WHAT YOU NEED TO DO:
The material below includes pictures; leave them out and return only the lines between the line containing "Emit a Python" and the line containing "from matplotlib.ticker import", inclusive, word for word.

DATA ROWS:
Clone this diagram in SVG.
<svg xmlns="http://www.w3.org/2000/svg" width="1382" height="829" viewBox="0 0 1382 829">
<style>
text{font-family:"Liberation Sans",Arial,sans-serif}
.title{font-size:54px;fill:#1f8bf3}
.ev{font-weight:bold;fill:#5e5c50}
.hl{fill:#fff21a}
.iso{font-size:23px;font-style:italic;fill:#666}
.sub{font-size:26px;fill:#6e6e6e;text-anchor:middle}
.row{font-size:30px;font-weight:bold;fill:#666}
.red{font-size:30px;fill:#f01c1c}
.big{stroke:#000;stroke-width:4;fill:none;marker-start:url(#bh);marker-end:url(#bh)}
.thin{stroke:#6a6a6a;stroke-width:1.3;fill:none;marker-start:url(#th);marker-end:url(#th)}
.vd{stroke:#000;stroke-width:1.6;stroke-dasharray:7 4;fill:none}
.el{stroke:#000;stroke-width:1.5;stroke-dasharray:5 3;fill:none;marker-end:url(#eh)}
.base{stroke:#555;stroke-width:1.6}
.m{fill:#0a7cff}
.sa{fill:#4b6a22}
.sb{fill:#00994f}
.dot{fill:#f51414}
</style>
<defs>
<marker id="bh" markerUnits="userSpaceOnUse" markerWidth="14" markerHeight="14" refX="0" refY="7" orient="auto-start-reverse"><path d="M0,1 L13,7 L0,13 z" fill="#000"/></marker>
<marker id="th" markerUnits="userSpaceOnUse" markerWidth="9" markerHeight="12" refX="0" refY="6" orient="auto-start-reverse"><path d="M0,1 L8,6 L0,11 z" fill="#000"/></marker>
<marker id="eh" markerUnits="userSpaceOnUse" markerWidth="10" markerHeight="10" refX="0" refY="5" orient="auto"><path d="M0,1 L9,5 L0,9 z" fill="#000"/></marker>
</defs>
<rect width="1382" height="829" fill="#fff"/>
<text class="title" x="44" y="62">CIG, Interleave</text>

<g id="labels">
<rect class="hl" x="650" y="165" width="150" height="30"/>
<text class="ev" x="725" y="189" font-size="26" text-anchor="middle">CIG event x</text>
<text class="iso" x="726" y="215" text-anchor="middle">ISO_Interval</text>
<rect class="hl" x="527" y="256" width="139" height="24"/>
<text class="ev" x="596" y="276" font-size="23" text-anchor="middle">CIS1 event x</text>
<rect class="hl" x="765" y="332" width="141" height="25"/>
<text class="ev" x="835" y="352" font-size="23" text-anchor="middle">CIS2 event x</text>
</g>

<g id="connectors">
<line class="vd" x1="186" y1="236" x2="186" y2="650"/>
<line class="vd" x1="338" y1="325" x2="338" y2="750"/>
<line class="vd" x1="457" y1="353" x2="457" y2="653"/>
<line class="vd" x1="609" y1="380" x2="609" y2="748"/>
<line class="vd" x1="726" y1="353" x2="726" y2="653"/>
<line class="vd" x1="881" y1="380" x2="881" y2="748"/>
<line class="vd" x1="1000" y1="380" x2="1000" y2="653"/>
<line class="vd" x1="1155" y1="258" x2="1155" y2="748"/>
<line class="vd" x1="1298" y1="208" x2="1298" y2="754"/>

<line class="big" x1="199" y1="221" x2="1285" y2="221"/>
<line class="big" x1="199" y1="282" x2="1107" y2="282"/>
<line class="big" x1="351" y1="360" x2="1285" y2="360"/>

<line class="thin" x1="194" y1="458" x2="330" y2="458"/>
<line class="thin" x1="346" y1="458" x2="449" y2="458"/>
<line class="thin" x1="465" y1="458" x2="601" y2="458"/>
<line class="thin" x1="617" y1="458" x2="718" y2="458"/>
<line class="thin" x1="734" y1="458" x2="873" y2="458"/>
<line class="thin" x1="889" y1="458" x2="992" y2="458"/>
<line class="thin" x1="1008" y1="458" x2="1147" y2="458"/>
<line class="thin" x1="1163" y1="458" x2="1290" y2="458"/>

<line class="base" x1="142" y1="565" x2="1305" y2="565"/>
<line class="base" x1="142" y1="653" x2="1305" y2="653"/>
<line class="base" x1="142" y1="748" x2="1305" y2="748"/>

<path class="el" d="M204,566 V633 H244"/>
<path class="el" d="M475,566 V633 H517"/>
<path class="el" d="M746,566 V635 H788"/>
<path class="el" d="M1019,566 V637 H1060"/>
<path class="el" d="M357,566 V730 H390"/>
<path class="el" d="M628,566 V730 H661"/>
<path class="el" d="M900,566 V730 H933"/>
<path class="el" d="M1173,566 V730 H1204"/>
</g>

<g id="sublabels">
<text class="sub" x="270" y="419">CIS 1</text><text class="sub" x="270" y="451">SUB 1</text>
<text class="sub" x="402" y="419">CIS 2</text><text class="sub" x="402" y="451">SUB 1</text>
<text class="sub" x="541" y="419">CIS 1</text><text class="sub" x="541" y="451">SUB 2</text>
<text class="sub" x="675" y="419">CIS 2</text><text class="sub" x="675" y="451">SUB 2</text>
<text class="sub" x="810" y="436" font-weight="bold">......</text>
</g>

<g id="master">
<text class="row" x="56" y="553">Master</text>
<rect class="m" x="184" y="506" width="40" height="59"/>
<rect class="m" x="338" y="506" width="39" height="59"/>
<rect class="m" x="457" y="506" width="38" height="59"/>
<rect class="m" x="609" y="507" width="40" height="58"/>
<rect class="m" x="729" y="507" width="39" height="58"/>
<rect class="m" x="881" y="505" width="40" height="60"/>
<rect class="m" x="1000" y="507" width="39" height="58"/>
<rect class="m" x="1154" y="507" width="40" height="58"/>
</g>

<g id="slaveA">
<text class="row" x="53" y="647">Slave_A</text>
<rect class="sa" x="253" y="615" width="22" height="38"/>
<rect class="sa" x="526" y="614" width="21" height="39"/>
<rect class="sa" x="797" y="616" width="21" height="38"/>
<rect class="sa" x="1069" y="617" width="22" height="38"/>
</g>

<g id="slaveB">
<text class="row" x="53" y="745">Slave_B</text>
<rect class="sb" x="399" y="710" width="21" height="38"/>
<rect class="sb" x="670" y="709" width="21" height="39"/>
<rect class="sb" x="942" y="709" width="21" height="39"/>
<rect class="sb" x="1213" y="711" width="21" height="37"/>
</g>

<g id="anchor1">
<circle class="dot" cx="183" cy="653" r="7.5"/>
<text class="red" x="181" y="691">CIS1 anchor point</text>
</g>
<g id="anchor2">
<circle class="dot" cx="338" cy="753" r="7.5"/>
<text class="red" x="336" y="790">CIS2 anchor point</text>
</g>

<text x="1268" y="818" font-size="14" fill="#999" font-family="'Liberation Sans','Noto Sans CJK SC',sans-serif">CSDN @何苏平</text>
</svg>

--

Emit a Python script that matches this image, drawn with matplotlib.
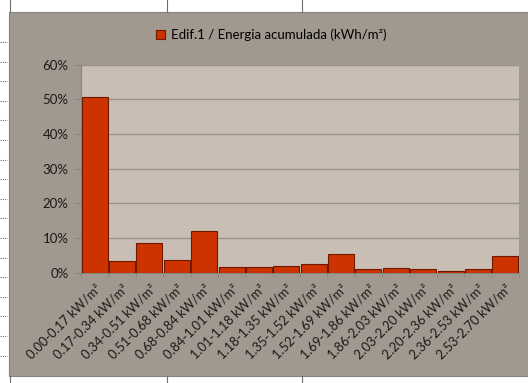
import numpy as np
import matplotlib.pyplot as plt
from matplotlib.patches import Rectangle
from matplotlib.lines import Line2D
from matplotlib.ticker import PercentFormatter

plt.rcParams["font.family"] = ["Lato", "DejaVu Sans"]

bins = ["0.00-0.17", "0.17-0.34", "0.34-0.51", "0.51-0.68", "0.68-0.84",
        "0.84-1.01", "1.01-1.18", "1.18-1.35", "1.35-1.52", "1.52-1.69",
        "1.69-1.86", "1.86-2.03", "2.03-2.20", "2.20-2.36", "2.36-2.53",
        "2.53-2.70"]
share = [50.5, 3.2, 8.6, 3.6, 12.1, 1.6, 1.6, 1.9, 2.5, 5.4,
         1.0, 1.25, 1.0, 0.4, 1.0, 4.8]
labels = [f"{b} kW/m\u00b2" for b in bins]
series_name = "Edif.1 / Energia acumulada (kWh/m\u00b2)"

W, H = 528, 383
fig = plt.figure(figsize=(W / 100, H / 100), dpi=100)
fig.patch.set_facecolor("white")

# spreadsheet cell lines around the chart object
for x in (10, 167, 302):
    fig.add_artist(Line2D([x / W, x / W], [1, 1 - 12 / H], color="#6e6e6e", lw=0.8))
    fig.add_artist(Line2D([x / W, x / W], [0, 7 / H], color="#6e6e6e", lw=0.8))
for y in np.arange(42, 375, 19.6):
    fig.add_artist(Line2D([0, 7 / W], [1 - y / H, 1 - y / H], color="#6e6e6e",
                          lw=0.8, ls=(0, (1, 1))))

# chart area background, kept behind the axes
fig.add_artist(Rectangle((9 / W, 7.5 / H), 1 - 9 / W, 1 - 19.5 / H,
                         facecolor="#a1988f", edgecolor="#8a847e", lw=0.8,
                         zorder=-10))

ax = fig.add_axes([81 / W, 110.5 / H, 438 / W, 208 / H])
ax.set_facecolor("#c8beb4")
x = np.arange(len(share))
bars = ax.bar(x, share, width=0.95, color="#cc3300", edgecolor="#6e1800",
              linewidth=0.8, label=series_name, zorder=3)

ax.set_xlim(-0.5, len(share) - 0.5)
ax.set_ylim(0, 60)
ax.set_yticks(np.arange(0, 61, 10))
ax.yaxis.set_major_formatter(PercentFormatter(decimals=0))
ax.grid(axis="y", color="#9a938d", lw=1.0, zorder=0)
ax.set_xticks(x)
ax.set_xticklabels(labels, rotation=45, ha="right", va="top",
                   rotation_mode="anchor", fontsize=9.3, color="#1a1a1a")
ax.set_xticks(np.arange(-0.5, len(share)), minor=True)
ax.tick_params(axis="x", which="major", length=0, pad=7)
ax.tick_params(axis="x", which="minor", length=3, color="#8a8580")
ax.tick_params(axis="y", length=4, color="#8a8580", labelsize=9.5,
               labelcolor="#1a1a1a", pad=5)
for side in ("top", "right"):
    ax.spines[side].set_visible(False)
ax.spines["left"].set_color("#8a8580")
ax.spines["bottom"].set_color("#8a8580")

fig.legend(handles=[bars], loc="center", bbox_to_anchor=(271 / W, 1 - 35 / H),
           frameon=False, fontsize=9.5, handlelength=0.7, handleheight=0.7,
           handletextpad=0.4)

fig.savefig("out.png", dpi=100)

RESPONSE:
Emit a Python script that matches this image, drawn with matplotlib.
import numpy as np
import matplotlib.pyplot as plt
from matplotlib.patches import Rectangle
from matplotlib.lines import Line2D
from matplotlib.ticker import PercentFormatter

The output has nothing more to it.